-------- Data provided --------

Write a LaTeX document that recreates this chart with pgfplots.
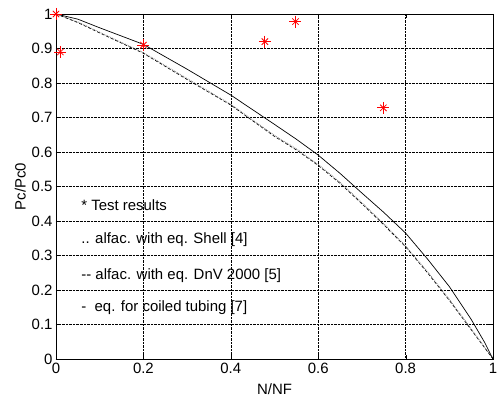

--------
-------- Data provided --------

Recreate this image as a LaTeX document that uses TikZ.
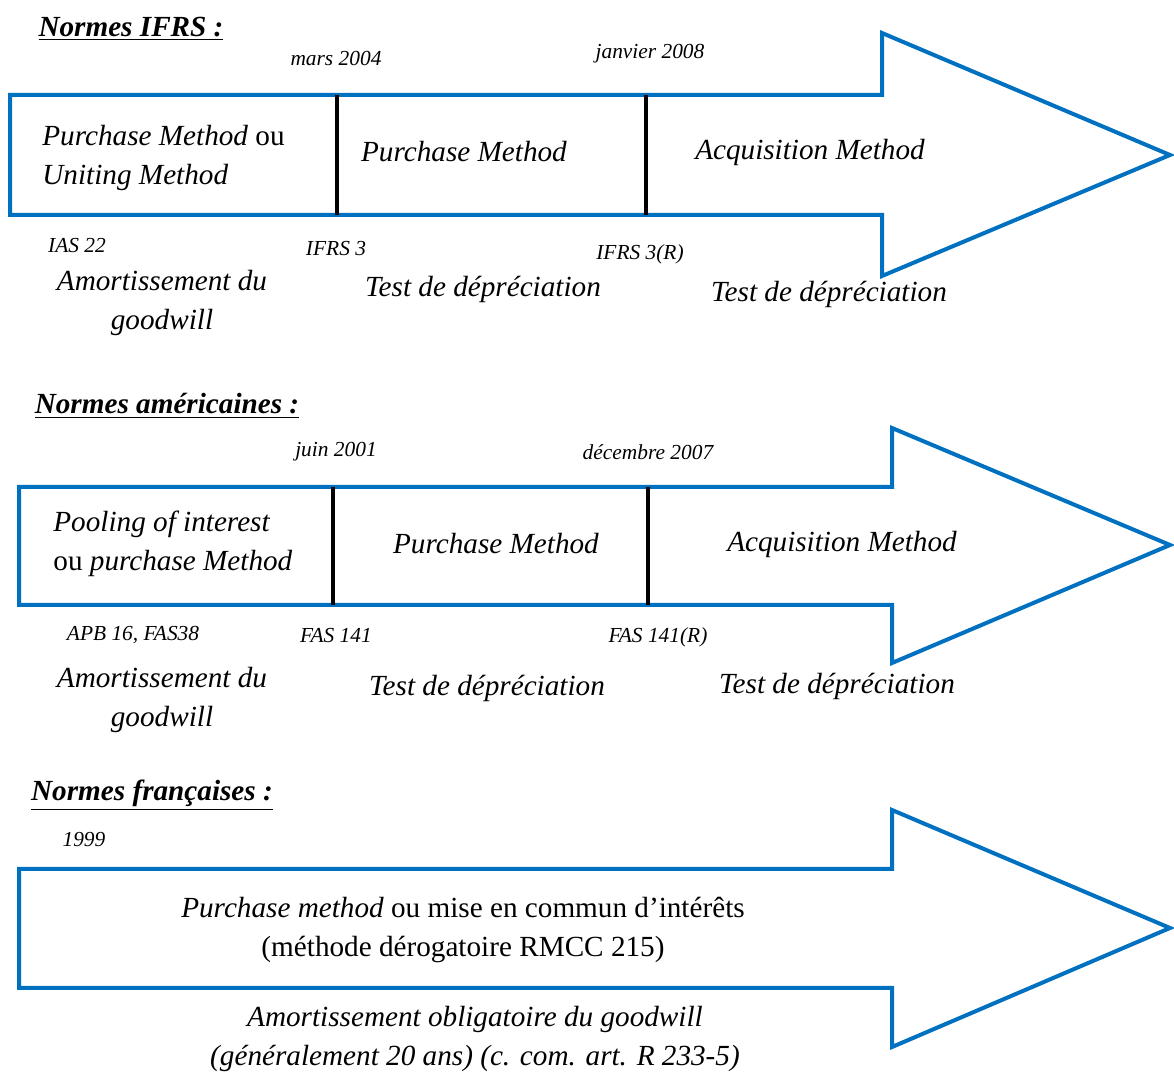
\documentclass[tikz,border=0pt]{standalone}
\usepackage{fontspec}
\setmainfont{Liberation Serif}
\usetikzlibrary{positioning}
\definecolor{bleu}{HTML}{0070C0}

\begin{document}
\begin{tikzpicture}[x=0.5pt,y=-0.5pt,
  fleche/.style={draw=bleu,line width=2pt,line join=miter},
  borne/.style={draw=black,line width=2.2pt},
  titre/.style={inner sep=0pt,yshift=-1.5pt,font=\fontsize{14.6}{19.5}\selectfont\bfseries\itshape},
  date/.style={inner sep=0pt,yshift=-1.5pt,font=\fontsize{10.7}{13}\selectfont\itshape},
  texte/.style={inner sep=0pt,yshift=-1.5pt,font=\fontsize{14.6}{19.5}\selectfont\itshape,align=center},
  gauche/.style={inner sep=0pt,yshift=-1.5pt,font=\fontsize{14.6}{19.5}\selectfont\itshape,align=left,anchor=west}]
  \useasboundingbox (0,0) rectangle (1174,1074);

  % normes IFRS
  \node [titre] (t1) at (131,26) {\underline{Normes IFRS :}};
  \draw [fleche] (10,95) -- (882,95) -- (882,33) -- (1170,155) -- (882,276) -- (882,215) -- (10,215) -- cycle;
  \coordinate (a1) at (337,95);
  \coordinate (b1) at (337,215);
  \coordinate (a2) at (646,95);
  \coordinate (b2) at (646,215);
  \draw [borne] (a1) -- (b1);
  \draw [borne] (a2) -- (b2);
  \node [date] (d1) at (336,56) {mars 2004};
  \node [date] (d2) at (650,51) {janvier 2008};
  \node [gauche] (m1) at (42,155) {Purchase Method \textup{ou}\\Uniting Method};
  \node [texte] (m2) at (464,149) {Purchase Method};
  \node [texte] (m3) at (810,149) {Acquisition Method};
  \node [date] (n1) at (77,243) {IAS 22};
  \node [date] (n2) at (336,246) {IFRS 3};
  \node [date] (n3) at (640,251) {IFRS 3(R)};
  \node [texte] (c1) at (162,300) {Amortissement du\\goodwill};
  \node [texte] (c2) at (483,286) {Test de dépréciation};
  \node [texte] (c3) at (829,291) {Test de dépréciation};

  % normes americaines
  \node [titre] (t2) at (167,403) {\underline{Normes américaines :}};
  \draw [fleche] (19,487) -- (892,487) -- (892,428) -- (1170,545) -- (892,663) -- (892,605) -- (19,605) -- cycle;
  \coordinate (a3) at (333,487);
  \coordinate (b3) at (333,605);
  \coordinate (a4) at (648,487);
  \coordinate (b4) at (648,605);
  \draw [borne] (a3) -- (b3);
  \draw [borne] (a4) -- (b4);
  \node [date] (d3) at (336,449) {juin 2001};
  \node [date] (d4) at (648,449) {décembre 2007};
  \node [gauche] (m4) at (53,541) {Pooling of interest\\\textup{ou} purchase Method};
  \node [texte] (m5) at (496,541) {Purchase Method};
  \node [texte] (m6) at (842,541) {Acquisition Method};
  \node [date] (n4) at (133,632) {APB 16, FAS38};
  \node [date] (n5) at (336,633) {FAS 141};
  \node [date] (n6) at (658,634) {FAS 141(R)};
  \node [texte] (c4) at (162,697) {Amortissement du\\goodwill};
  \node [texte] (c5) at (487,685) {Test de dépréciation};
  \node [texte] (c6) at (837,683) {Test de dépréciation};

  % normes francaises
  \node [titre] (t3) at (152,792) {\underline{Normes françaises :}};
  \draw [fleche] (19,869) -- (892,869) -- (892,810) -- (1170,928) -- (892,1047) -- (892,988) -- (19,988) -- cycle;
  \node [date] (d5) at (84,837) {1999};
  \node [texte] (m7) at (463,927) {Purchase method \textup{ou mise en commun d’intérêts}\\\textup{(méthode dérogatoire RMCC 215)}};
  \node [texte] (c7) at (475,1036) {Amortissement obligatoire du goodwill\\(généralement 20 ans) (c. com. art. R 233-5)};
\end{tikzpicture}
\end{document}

--------

Go through the entries and return each line where the word "that" appears.

Solution for this task:
Write a LaTeX document that recreates this chart with pgfplots.
Recreate this image as a LaTeX document that uses TikZ.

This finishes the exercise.